The description of the problem goes:
Let the sequence $a_0, a_1,...$ be defined by the equation:
$$1-x^2+x^4-x^6+... = \sum_{n=0}^\infty a_n(x-3)^n,\;0<x<1.$$
Find $\limsup_{n\to \infty}(\lvert a_n\rvert ^\frac{1}{n}).$
This problem has shown on my Calculus test and haunted me for a long time. At first glance it seems like to find the coefficients of Taylor series of $f(x )=\frac{1}{1+x^2}$ centered at $x_0=3$. However the coefficients $a_n=\frac{f^\left (n\right)(3)}{n!}$ is not easy at all to compute. I've done some work and found it can be solved through some methods in complex analysis, which I do not have now. I was wondering whether it can be solved using Calculus ?

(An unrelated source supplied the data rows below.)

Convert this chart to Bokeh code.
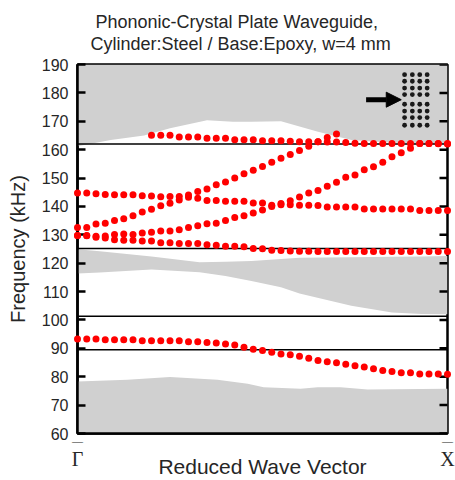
from bokeh.plotting import figure
from bokeh.models import Range1d, LinearAxis, FixedTicker, Span, Arrow, NormalHead, Title
from bokeh.embed import file_html
from bokeh.resources import INLINE

# ---------------- data ----------------
# reduced wave vector sample positions (Gamma = 0 ... X = 1), 41 samples
k = [round(i * 0.025, 3) for i in range(41)]

mode_A = [93.3, 93.3, 93.3, 93.0, 93.0, 93.0, 93.0, 92.7, 92.7, 92.7, 92.7, 92.7, 92.3, 92.3,
          92.1, 91.9, 91.5, 91.2, 90.4, 89.7, 89.2, 88.6, 88.0, 87.7, 87.2, 86.5, 85.7, 85.3,
          84.9, 84.4, 83.9, 83.4, 82.8, 82.2, 81.8, 81.4, 81.4, 81.0, 81.0, 81.0, 80.9]
mode_B = [129.8, 129.7, 129.1, 128.9, 128.3, 128.1, 128.1, 127.8, 127.8, 127.2, 127.2, 126.9,
          126.9, 126.9, 126.5, 126.3, 126.0, 126.0, 125.8, 125.2, 125.1, 124.6, 124.5, 124.3,
          124.2, 124.2, 124.1, 124.1, 124.1, 124.1, 124.1, 124.1, 124.1, 124.1, 124.1, 124.1,
          124.1, 124.1, 124.1, 124.1, 124.1]
mode_C2 = [129.8, 129.8, 129.5, 129.6, 130.1, 130.3, 130.1, 130.6, 130.9, 131.3, 131.3, 131.8,
           132.6, 133.2, 133.9, 134.1, 135.0, 136.1, 136.7, 137.7, 138.7, 140.0, 141.0, 142.0,
           143.3, 144.7, 145.6, 147.1, 148.5, 150.3, 151.1, 152.9, 154.0, 155.6, 157.5, 158.9,
           160.5, 162.2, 162.2, 162.1, 162.0]
mode_C = [132.6, 132.6, 133.8, 134.1, 135.0, 135.7, 136.7, 138.0, 139.0, 140.2, 141.1, 142.3,
          144.0, 145.3, 146.1, 147.6, 148.6, 150.0, 151.5, 152.7, 154.1, 155.6, 157.0, 158.3,
          159.7, 161.2, 162.8, 164.3, 165.5]
mode_F = [144.7, 144.7, 144.5, 144.2, 144.1, 144.1, 144.1, 143.8, 143.7, 143.4, 143.5, 143.5,
          143.2, 142.9, 142.1, 142.1, 141.8, 141.8, 141.8, 141.2, 141.2, 140.4, 140.6, 140.6,
          140.4, 140.4, 140.3, 139.8, 139.8, 139.8, 139.8, 139.1, 139.1, 139.1, 139.1, 139.1,
          139.1, 138.6, 138.6, 138.6, 138.6]
mode_T = [165.1, 165.1, 165.1, 164.5, 164.5, 164.5, 164.0, 164.0, 164.0, 163.5, 163.5, 163.5,
          163.1, 163.1, 163.1, 163.0, 162.8, 162.8, 162.8, 162.7, 162.7, 162.5, 162.3, 162.2,
          162.2, 162.2, 162.2, 162.2, 162.2, 162.2, 162.2, 162.2, 162.2]

# bulk (plate) band regions
top_k = [0, 0.09, 0.18, 0.25, 0.35, 0.42, 0.47, 0.55, 0.65, 0.74, 0.81, 0.9, 1.0]
top_lower = [161.2, 163.4, 165.0, 167.5, 170.4, 169.8, 169.8, 170.0, 166.3, 163.4, 162.8, 162.2, 162.0]
mid_k = [0, 0.06, 0.2, 0.33, 0.4, 0.47, 0.55, 0.6, 0.74, 0.85, 0.93, 1.0]
mid_upper = [124.9, 124.2, 122.4, 120.3, 120.5, 120.8, 121.5, 121.9, 122.1, 122.3, 122.4, 122.5]
mid_lower = [116.4, 116.7, 117.8, 116.8, 115.5, 113.7, 111.5, 109.3, 105.0, 102.6, 102.1, 102.0]
bot_k = [0, 0.135, 0.25, 0.378, 0.46, 0.503, 0.603, 0.649, 0.711, 0.784, 1.0]
bot_upper = [78.3, 78.9, 79.9, 78.9, 77.5, 76.3, 75.8, 76.3, 76.3, 75.5, 75.8]

# band-gap edges
gap_edges = [162.0, 125.2, 101.3, 89.5]

y_ticks = [60, 70, 80, 90, 100, 110, 120, 130, 140, 150, 160, 170, 180, 190]
x_ticks = [0, 1]
x_tick_labels = {0: "\u0393", 1: "X"}
x_tick_bars = {0: "\u2014", 1: "\u2014"}

title_line1 = "Phononic-Crystal Plate Waveguide,"
title_line2 = "Cylinder:Steel / Base:Epoxy, w=4 mm"

# inset sketch: lattice of cylinders with a line defect, and incident arrow
inset_cols = [0.884, 0.905, 0.925, 0.945]
inset_rows = [186.4, 184.1, 181.7, 179.4, 176.0, 173.6, 171.3, 168.6]
arrow_x = [0.78, 0.875]
arrow_y = 177.6

# ---------------- figure ----------------
SANS = "Liberation Sans"
SERIF = "Liberation Serif"
TXT = "#262626"
GRAY = "#d0d0d0"

p = figure(width=455, height=480, x_range=Range1d(0, 1), y_range=Range1d(60, 190),
           output_backend="svg", toolbar_location=None, title=None,
           min_border_left=77, min_border_right=8, min_border_top=64, min_border_bottom=45)

# two title lines, each positioned on its own (nearest the frame added first)
for txt, off, so in [(title_line2, 13, 21), (title_line1, 18, -21)]:
    p.add_layout(Title(text=txt, align="left", offset=off, text_font=SANS,
                       text_font_size="18px", text_font_style="normal", text_color=TXT,
                       standoff=so), "above")

p.xgrid.visible = False
p.ygrid.visible = False
p.outline_line_color = "black"
p.outline_line_width = 2.5
p.background_fill_color = "white"
p.border_fill_color = "white"

# bands
p.varea(x=top_k, y1=top_lower, y2=[190] * len(top_k), fill_color=GRAY)
p.varea(x=mid_k, y1=mid_lower, y2=mid_upper, fill_color=GRAY)
p.varea(x=bot_k, y1=[60] * len(bot_k), y2=bot_upper, fill_color=GRAY)

for g in gap_edges:
    p.add_layout(Span(location=g, dimension="width", line_color="black", line_width=1.6))

# inward ticks on the right frame edge (half of each dash is clipped away)
p.scatter(x=[1] * len(y_ticks), y=y_ticks, marker="dash", size=16, line_width=2.5,
          line_color="black")

# modes
red = "#ff0000"
for xs, ys in [(k, mode_A), (k, mode_B), (k, mode_C2), (k[:len(mode_C)], mode_C),
               (k, mode_F), (k[41 - len(mode_T):], mode_T)]:
    r = p.scatter(xs, ys, size=7, fill_color=red, line_color=None)
    r.level = "overlay"

# inset
ix = [c for r_ in inset_rows for c in inset_cols]
iy = [r_ for r_ in inset_rows for c in inset_cols]
p.scatter(ix, iy, size=4.8, fill_color="#1a1a1a", line_color=None)
p.add_layout(Arrow(end=NormalHead(size=15, fill_color="black", line_color="black"),
                   x_start=arrow_x[0], y_start=arrow_y, x_end=arrow_x[1], y_end=arrow_y,
                   line_width=5, line_color="black"))

# y axis
ya = p.yaxis[0]
ya.ticker = FixedTicker(ticks=y_ticks)
ya.axis_label = "Frequency (kHz)"
ya.major_tick_in = 8
ya.major_tick_out = 0
ya.minor_tick_line_color = None
ya.axis_line_width = 2.5
ya.major_tick_line_width = 2.5
ya.major_label_text_font = SANS
ya.major_label_text_font_size = "16px"
ya.major_label_text_color = TXT
ya.major_label_standoff = 9
ya.axis_label_text_font = SANS
ya.axis_label_text_font_size = "20px"
ya.axis_label_text_font_style = "normal"
ya.axis_label_text_color = TXT
ya.axis_label_standoff = 10

# x axis: first (nearest the frame) carries the overbars, second the symbols and title
xa = p.xaxis[0]
xa.ticker = FixedTicker(ticks=x_ticks)
xa.major_label_overrides = x_tick_bars
xa.major_tick_in = 0
xa.major_tick_out = 0
xa.minor_tick_line_color = None
xa.axis_line_width = 2.5
xa.major_label_text_font = SERIF
xa.major_label_text_font_size = "11px"
xa.major_label_text_color = TXT
xa.major_label_standoff = 1

xb = LinearAxis(ticker=FixedTicker(ticks=x_ticks), major_label_overrides=x_tick_labels,
                major_tick_in=0, major_tick_out=0, minor_tick_line_color=None,
                axis_line_color=None,
                major_label_text_font=SERIF, major_label_text_font_size="20px",
                major_label_text_color=TXT, major_label_standoff=-2,
                axis_label="Reduced Wave Vector", axis_label_text_font=SANS,
                axis_label_text_font_size="21px", axis_label_text_font_style="normal",
                axis_label_text_color=TXT, axis_label_standoff=-18)
p.add_layout(xb, "below")

open("out.html", "w").write(file_html(p, INLINE))
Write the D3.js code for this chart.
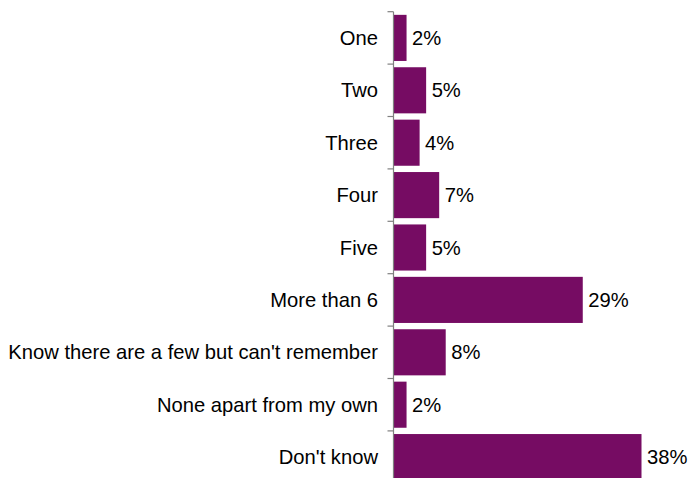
<!DOCTYPE html>
<html>
<head>
<meta charset="utf-8">
<script src="https://cdn.jsdelivr.net/npm/d3@7"></script>
<style>
  html, body { margin: 0; padding: 0; background: #fff; }
  svg { display: block; }
  text { font-family: "Liberation Sans", Arial, sans-serif; }
</style>
</head>
<body>
<svg id="chart" width="689" height="478"></svg>
<script>
// Survey responses: share of respondents per answer (%)
const categories = [
  "One", "Two", "Three", "Four", "Five", "More than 6",
  "Know there are a few but can't remember", "None apart from my own", "Don't know"
];
const values = [2, 5, 4, 7, 5, 29, 8, 2, 38];

const svg = d3.select("#chart");
const x0 = 393.5;
const fontSize = 20.2;

const y = d3.scaleBand()
  .domain(categories)
  .range([11.7, 483.3])
  .paddingInner(0.12)
  .paddingOuter(0.06);

const x = d3.scaleLinear()
  .domain([0, 38])
  .range([x0, x0 + 248]);

const barColor = "#760c63";

svg.append("g")
  .selectAll("rect")
  .data(values)
  .join("rect")
  .attr("x", x(0))
  .attr("y", (d, i) => y(categories[i]))
  .attr("width", d => x(d) - x(0))
  .attr("height", y.bandwidth())
  .attr("fill", barColor);

// value labels
svg.append("g")
  .selectAll("text")
  .data(values)
  .join("text")
  .attr("x", d => x(d) + 5.5)
  .attr("y", (d, i) => y(categories[i]) + y.bandwidth() / 2)
  .attr("dy", "0.35em")
  .attr("font-size", fontSize)
  .attr("fill", "#000")
  .text(d => d + "%");

// category axis with ticks on band boundaries
const axis = svg.append("g");
const r = y.range();
axis.append("line")
  .attr("x1", x0).attr("x2", x0)
  .attr("y1", r[0]).attr("y2", r[1])
  .attr("stroke", "#808080").attr("stroke-width", 1.2);
const step = (r[1] - r[0]) / categories.length;
axis.selectAll("line.tick")
  .data(d3.range(categories.length + 1))
  .join("line")
  .attr("class", "tick")
  .attr("x1", x0 - 6).attr("x2", x0)
  .attr("y1", i => r[0] + i * step)
  .attr("y2", i => r[0] + i * step)
  .attr("stroke", "#808080").attr("stroke-width", 1.2);

axis.selectAll("text")
  .data(categories)
  .join("text")
  .attr("x", 378)
  .attr("y", d => y(d) + y.bandwidth() / 2)
  .attr("dy", "0.35em")
  .attr("text-anchor", "end")
  .attr("font-size", fontSize)
  .attr("fill", "#000")
  .text(d => d);
</script>
</body>
</html>
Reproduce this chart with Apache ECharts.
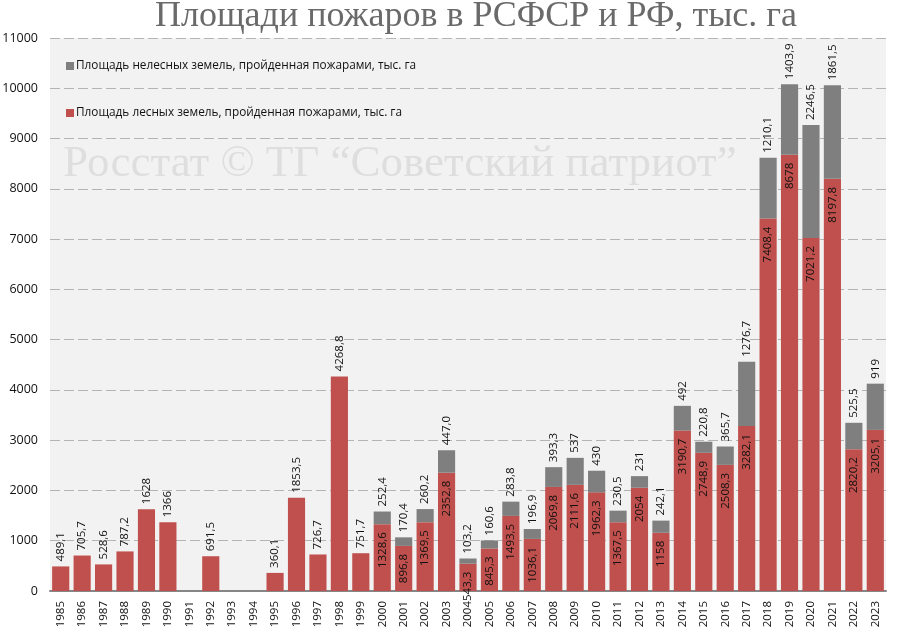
<!DOCTYPE html>
<html>
<head>
<meta charset="utf-8">
<style>
html, body { margin: 0; padding: 0; background: #fff; }
#chart { width: 898px; height: 634px; }
</style>
<script src="https://cdn.jsdelivr.net/npm/echarts@6/dist/echarts.min.js"></script>
</head>
<body>
<div id="chart"></div>
<script>
// значения как подписаны на картинке, пустая строка - нет данных
const years = ['1985', '1986', '1987', '1988', '1989', '1990', '1991', '1992', '1993', '1994', '1995', '1996', '1997',
    '1998', '1999', '2000', '2001', '2002', '2003', '2004', '2005', '2006', '2007', '2008', '2009', '2010', '2011',
    '2012', '2013', '2014', '2015', '2016', '2017', '2018', '2019', '2020', '2021', '2022', '2023']
const forest = ['489,1', '705,7', '528,6', '787,2', '1628', '1366', '', '691,5', '', '', '360,1', '1853,5', '726,7',
    '4268,8', '751,7', '1328,6', '896,8', '1369,5', '2352,8', '543,3', '845,3', '1493,5', '1036,1', '2069,8', '2111,6',
    '1962,3', '1367,5', '2054', '1158', '3190,7', '2748,9', '2508,3', '3282,1', '7408,4', '8678', '7021,2', '8197,8',
    '2820,2', '3205,1']
const nonForest = ['', '', '', '', '', '', '', '', '', '', '', '', '', '', '', '252,4', '170,4', '260,2', '447,0',
    '103,2', '160,6', '283,8', '196,9', '393,3', '537', '430', '230,5', '231', '242,1', '492', '220,8', '365,7',
    '1276,7', '1210,1', '1403,9', '2246,5', '1861,5', '525,5', '919']
const forestName = 'Площадь лесных земель, пройденная пожарами, тыс. га'
const nonForestName = 'Площадь нелесных земель, пройденная пожарами, тыс. га'

function toNumber(s) {
    return s === '' ? null : Number(s.replace(',', '.'))
}

const textFont = '"Open Sans", "Noto Sans", sans-serif'
const serifFont = '"Liberation Serif", serif'

let myChart = echarts.init(document.getElementById('chart'))

// подпись красного столбца: сверху, если серого нет, иначе внутри
let forestData = forest.map(function (s, i) {
    let onTop = nonForest[i] === ''
    return {
        value: toNumber(s),
        label: onTop
            ? { position: 'top', align: 'left', distance: 5 }
            : { position: 'insideTop', align: 'right', distance: 8 }
    }
})

let option = {
    animation: false,
    backgroundColor: '#fff',
    textStyle: { fontFamily: textFont },
    title: {
        text: 'Площади пожаров в РСФСР и РФ, тыс. га',
        left: 471,
        top: -6,
        textAlign: 'center',
        textStyle: { fontFamily: serifFont, fontSize: 36, fontWeight: 'normal', color: '#6a6a6a' }
    },
    legend: {
        orient: 'vertical',
        left: 61,
        top: 55,
        itemWidth: 8,
        itemHeight: 8,
        itemGap: 35,
        icon: 'rect',
        data: [nonForestName, forestName],
        textStyle: { fontFamily: textFont, fontSize: 11.8, color: '#111', padding: [0, 0, 0, -3] }
    },
    grid: {
        left: 50, right: 12, top: 38, bottom: 43,
        outerBoundsMode: 'none',
        show: true, backgroundColor: '#f2f2f2', borderWidth: 0
    },
    xAxis: {
        type: 'category',
        data: years,
        axisLine: { lineStyle: { color: '#868686', width: 2 } },
        axisTick: { length: 5, lineStyle: { color: '#868686', width: 2 } },
        axisLabel: { rotate: 90, interval: 0, fontSize: 11.5, color: '#111', margin: 10 }
    },
    yAxis: {
        type: 'value',
        min: 0,
        max: 11000,
        interval: 1000,
        axisLine: { show: false },
        axisTick: { show: false },
        axisLabel: {
            fontSize: 12.5,
            color: '#111',
            margin: 12,
            formatter: function (v) { return String(v) }
        },
        splitLine: { lineStyle: { color: '#b4b4b4', type: [10, 4], width: 1 } }
    },
    graphic: [{
        type: 'text',
        left: 63,
        top: 142,
        z: 1,
        style: {
            text: 'Росстат © ТГ “Советский патриот”',
            font: '45px "Liberation Serif", serif',
            fill: '#dedede'
        }
    }],
    series: [
        {
            name: forestName,
            type: 'bar',
            stack: 'total',
            barWidth: '80%',
            z: 3,
            itemStyle: { color: '#c0504d' },
            label: {
                show: true,
                rotate: 90,
                verticalAlign: 'middle',
                fontSize: 11.5,
                color: '#111',
                formatter: function (p) { return forest[p.dataIndex] }
            },
            data: forestData
        },
        {
            name: nonForestName,
            type: 'bar',
            stack: 'total',
            barWidth: '80%',
            z: 3,
            itemStyle: { color: '#7f7f7f' },
            label: {
                show: true,
                position: 'top',
                rotate: 90,
                align: 'left',
                verticalAlign: 'middle',
                distance: 5,
                fontSize: 11.5,
                color: '#111',
                formatter: function (p) { return nonForest[p.dataIndex] }
            },
            data: nonForest.map(toNumber)
        }
    ]
}
myChart.setOption(option)
</script>
</body>
</html>
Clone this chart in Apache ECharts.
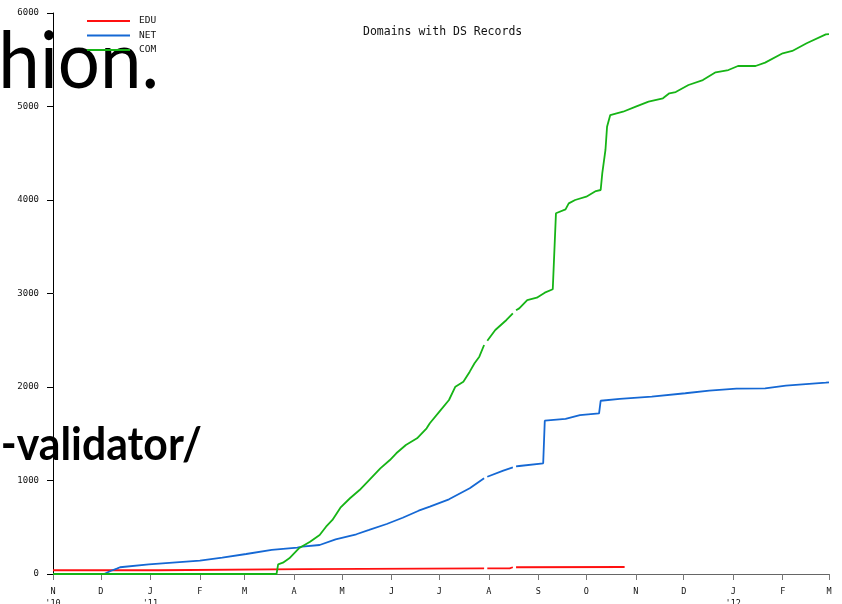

Note: I have another problem which I believe can be solved by similar argument:
$$\sum_{n=0}^\infty (-1)^n\left(\frac{x}{3}\right)^n=\sum_{n=0}^\infty a_n(x+1)^n,\;-3<x<1.$$
Find $\lim_{n\to \infty}(\lvert a_n\rvert ^\frac{1}{n}).$
Many thanks to anyone helps in advance!